RECORDED DATA:
──────────────────────────────

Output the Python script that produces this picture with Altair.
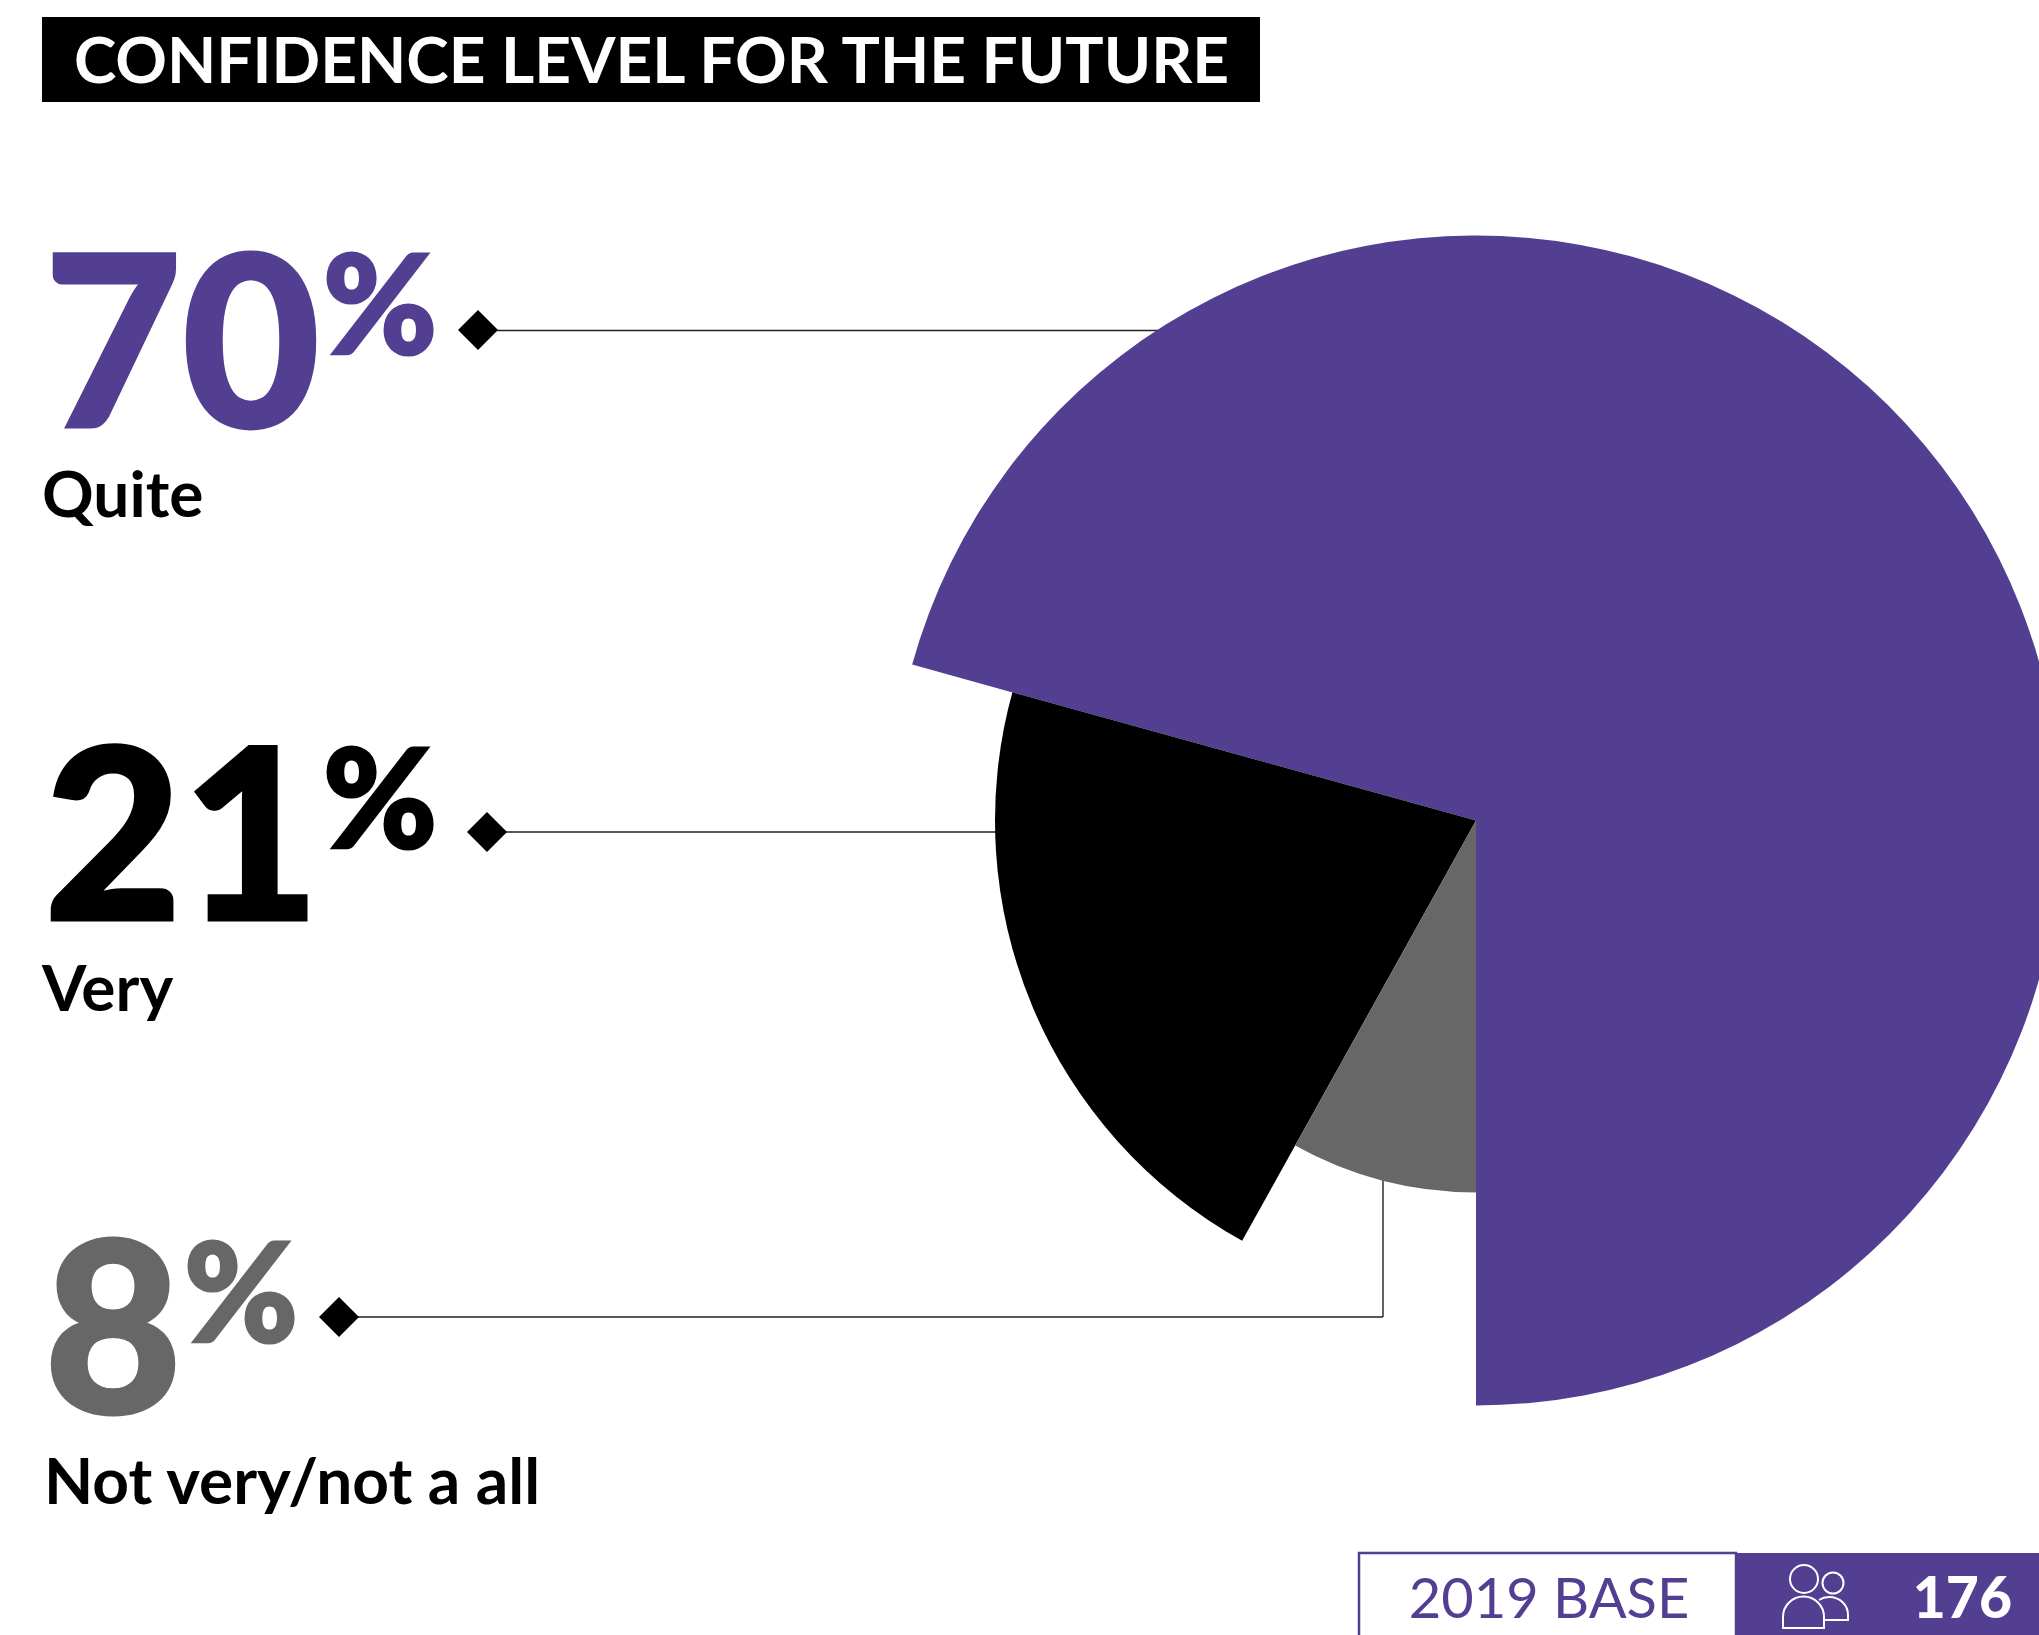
import math

import altair as alt
import pandas as pd

# Survey answers, largest share first
categories = ["Quite", "Very", "Not very/not a all"]
values = [70, 21, 8]
slice_colors = ["#533f92", "#000000", "#676767"]

title_text = "CONFIDENCE LEVEL FOR THE FUTURE"
base_label = "2019 BASE"
base_count = "176"

PURPLE = slice_colors[0]
BLACK = slice_colors[1]
GREY = slice_colors[2]
FONT = "Lato"

frame = pd.DataFrame({"category": categories, "value": values})

# Pictogram of two people, drawn in pixels around the symbol's anchor
PEOPLE_ICON = (
    "M-32 28 V17 A20.5 20.5 0 0 1 9 17 V28 Z "
    "M4 0 C7 -2 10 -3 14 -3 C25 -3 33 5 33 15 V20 H9 "
    "M3 -21 A14 14 0 1 1 -25 -21 A14 14 0 1 1 3 -21 Z "
    "M28.5 -17 A10.5 10.5 0 1 1 7.5 -17 A10.5 10.5 0 1 1 28.5 -17 Z"
)


def box(x, x2, y, y2, **style):
    return alt.Chart().mark_rect(**style).encode(
        x=alt.value(x), x2=alt.value(x2), y=alt.value(y), y2=alt.value(y2)
    )


def label(text, x, y, size, color=BLACK, weight=700, align="left", **style):
    return alt.Chart().mark_text(
        text=text, font=FONT, fontSize=size, fontWeight=weight, color=color,
        align=align, baseline="alphabetic", **style
    ).encode(x=alt.value(x), y=alt.value(y))


def figure(text, x, y, size, color):
    # Heavy numerals get a thin outline of their own colour for extra weight
    return label(text, x, y, size, color=color, weight=900, stroke=color, strokeWidth=3)


def hline(x, x2, y):
    return alt.Chart().mark_rule(color="#222222", strokeWidth=1.4).encode(
        x=alt.value(x), x2=alt.value(x2), y=alt.value(y)
    )


def vline(x, y, y2):
    return alt.Chart().mark_rule(color="#222222", strokeWidth=1.4).encode(
        x=alt.value(x), y=alt.value(y), y2=alt.value(y2)
    )


def diamond(x, y):
    return alt.Chart().mark_point(
        shape="diamond", filled=True, color=BLACK, opacity=1, size=1600
    ).encode(x=alt.value(x), y=alt.value(y))


# Slices run counter-clockwise from straight down; radius grows with the share
pie = alt.Chart(frame).mark_arc(stroke=None).encode(
    theta=alt.Theta(
        "value:Q",
        stack=True,
        scale=alt.Scale(domain=[0, sum(values)], range=[3 * math.pi, math.pi]),
    ),
    radius=alt.Radius(
        "value:Q",
        scale=alt.Scale(domain=[8, 21, 70], range=[372, 481, 585], zero=False),
    ),
    radius2=alt.value(0),
    color=alt.Color(
        "category:N",
        scale=alt.Scale(domain=categories, range=slice_colors),
        legend=None,
    ),
    order=alt.Order("value:Q", sort="descending"),
    x=alt.value(1476),
    y=alt.value(820.5),
)

icon = alt.Chart().mark_point(
    shape=PEOPLE_ICON, size=4, filled=False, color="#ffffff", strokeWidth=2, opacity=1
).encode(x=alt.value(1815), y=alt.value(1600))

layers = [
    # Leader lines sit under the pie so they stop at its edge
    hline(497, 1160, 330.5),
    hline(506, 1000, 832),
    hline(358, 1383, 1317),
    vline(1383, 1150, 1317),
    pie,
    diamond(478, 330),
    diamond(487, 832),
    diamond(339, 1317),
    # Heading bar
    box(42, 1260, 17, 102, color=BLACK),
    label(title_text, 74, 83, 64, color="#ffffff", weight=700),
    # Share figures with raised percent signs
    figure(str(values[0]), 44, 427, 238, PURPLE),
    figure("%", 323, 354, 138, PURPLE),
    label(categories[0], 42, 517, 64),
    figure(str(values[1]), 44, 920, 238, BLACK),
    figure("%", 323, 848, 138, BLACK),
    label(categories[1], 42, 1011, 64),
    figure(str(values[2]), 44, 1413, 238, GREY),
    figure("%", 184, 1342, 138, GREY),
    label(categories[2], 44, 1504, 64),
    # Sample size footer
    box(1736, 2039, 1553, 1635, color=PURPLE),
    box(1359, 1736, 1553, 1640, fill="#ffffff", stroke=PURPLE, strokeWidth=2.5),
    label(base_label, 1549, 1618, 56, color=PURPLE, weight=400, align="center"),
    icon,
    label(base_count, 2012, 1618, 57, color="#ffffff", weight=900, align="right"),
]

chart = alt.layer(*layers).properties(
    width=2039,
    height=1635,
    padding=0,
    autosize=alt.AutoSizeParams(type="none"),
    background="#ffffff",
).configure_view(stroke=None)

chart.save("out.html", embed_options={"renderer": "svg", "actions": False})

──────────────────────────────

TASK:
Only the number should be given: how many lines of the data contain the word "with"?

FINAL RESULT:
3